Entries with chart source code

>> Begin

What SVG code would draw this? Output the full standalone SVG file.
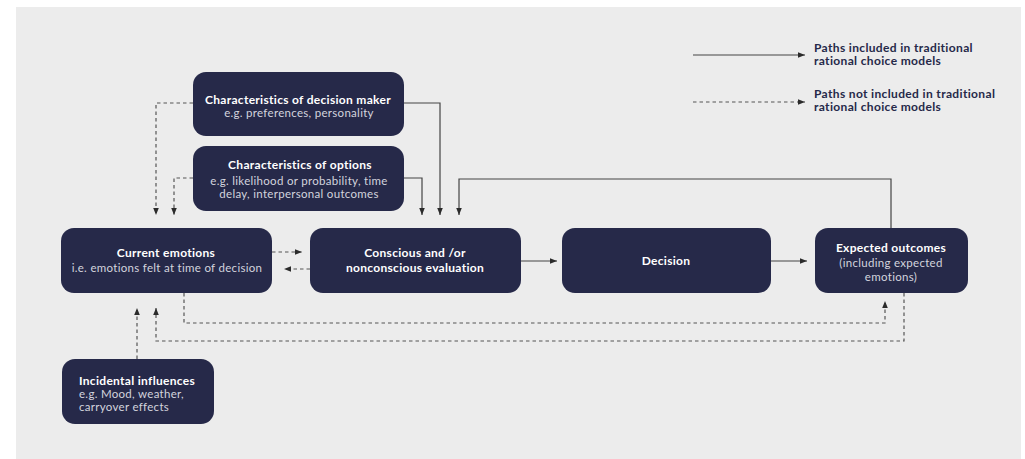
<svg xmlns="http://www.w3.org/2000/svg" width="1025" height="459" viewBox="0 0 1025 459">
<defs>
<marker id="ah" viewBox="0 0 8 8" refX="8" refY="4" markerWidth="7" markerHeight="7" markerUnits="userSpaceOnUse" orient="auto">
<path d="M0,0.8 L8,4 L0,7.2 Z" fill="#2b2b2b"/>
</marker>
<style>
.box{fill:#262949}
.t{font-family:Lato,"Liberation Sans",sans-serif;font-weight:700;font-size:12px;letter-spacing:0.3px;fill:#ffffff;text-anchor:middle}
.s{font-family:Lato,"Liberation Sans",sans-serif;font-weight:400;font-size:11.5px;letter-spacing:0.3px;fill:#d3d4de;text-anchor:middle}
.l{text-anchor:start}
.lg{font-family:Lato,"Liberation Sans",sans-serif;font-weight:700;font-size:12px;letter-spacing:0.35px;fill:#262949}
.sol{fill:none;stroke:#444;stroke-width:1.2;marker-end:url(#ah)}
.dsh{fill:none;stroke:#555;stroke-width:1.2;stroke-dasharray:3.5 3;marker-end:url(#ah)}
</style>
</defs>
<rect x="0" y="0" width="1025" height="459" fill="#ffffff"/>
<rect x="16" y="7" width="1005" height="452" fill="#ececec"/>

<g id="connectors">
<path class="sol" d="M404,103 H440 V215"/>
<path class="sol" d="M404,178 H422 V215"/>
<path class="sol" d="M891,228 V179 H459 V215"/>
<path class="sol" d="M521,261 H557"/>
<path class="sol" d="M771,261 H807"/>
<path class="dsh" d="M193,103 H156 V215"/>
<path class="dsh" d="M193,178 H174 V215"/>
<path class="dsh" d="M272,252 H302"/>
<path class="dsh" d="M310,269 H284"/>
<path class="dsh" d="M184,293 V323 H885 V301"/>
<path class="dsh" d="M904,293 V341 H156 V308"/>
<path class="dsh" d="M137,359 V308"/>
</g>

<g id="legend">
<path class="sol" d="M693,55 H805"/>
<path class="dsh" d="M693,102 H805"/>
<text class="lg" x="814" y="52">Paths included in traditional</text>
<text class="lg" x="814" y="65">rational choice models</text>
<text class="lg" x="814" y="98">Paths not included in traditional</text>
<text class="lg" x="814" y="111">rational choice models</text>
</g>

<g id="node-decision-maker">
<rect class="box" x="193" y="72" width="211" height="64" rx="13"/>
<text class="t" x="298" y="104">Characteristics of decision maker</text>
<text class="s" x="299" y="117">e.g. preferences, personality</text>
</g>

<g id="node-options">
<rect class="box" x="193" y="146" width="211" height="65" rx="13"/>
<text class="t" x="300" y="169">Characteristics of options</text>
<text class="s" x="299" y="185">e.g. likelihood or probability, time</text>
<text class="s" x="299" y="198">delay, interpersonal outcomes</text>
</g>

<g id="node-current-emotions">
<rect class="box" x="61" y="228" width="211" height="65" rx="13"/>
<text class="t" x="166" y="257">Current emotions</text>
<text class="s" x="167" y="272">i.e. emotions felt at time of decision</text>
</g>

<g id="node-evaluation">
<rect class="box" x="310" y="228" width="211" height="65" rx="13"/>
<text class="t" x="415" y="257">Conscious and /or</text>
<text class="t" x="415" y="272">nonconscious evaluation</text>
</g>

<g id="node-decision">
<rect class="box" x="562" y="228" width="209" height="65" rx="13"/>
<text class="t" x="666" y="265">Decision</text>
</g>

<g id="node-expected-outcomes">
<rect class="box" x="815" y="228" width="153" height="65" rx="13"/>
<text class="t" x="891" y="252">Expected outcomes</text>
<text class="s" x="891" y="267">(including expected</text>
<text class="s" x="891" y="281">emotions)</text>
</g>

<g id="node-incidental">
<rect class="box" x="62" y="359" width="152" height="65" rx="13"/>
<text class="t l" x="79" y="385">Incidental influences</text>
<text class="s l" x="79" y="398">e.g. Mood, weather,</text>
<text class="s l" x="79" y="411">carryover effects</text>
</g>
</svg>
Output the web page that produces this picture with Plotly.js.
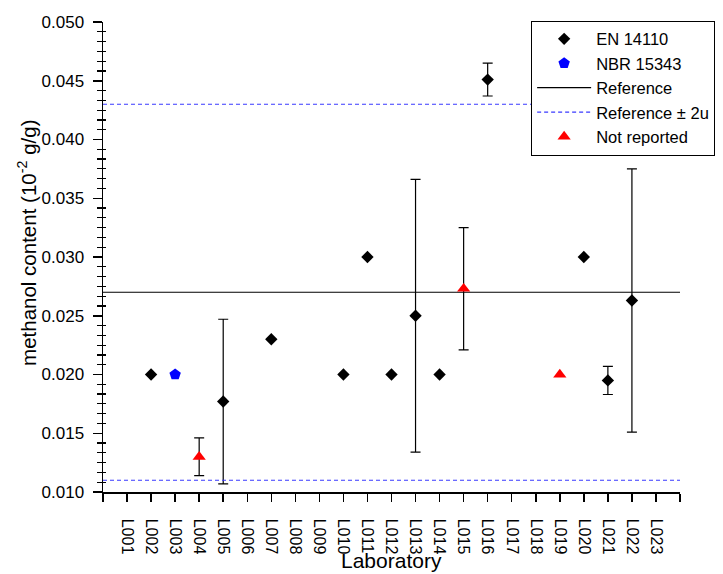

>> End

■ Exercise details ■
Count the lines above that contain the word "this". Give only the number.

■ Answer ■
2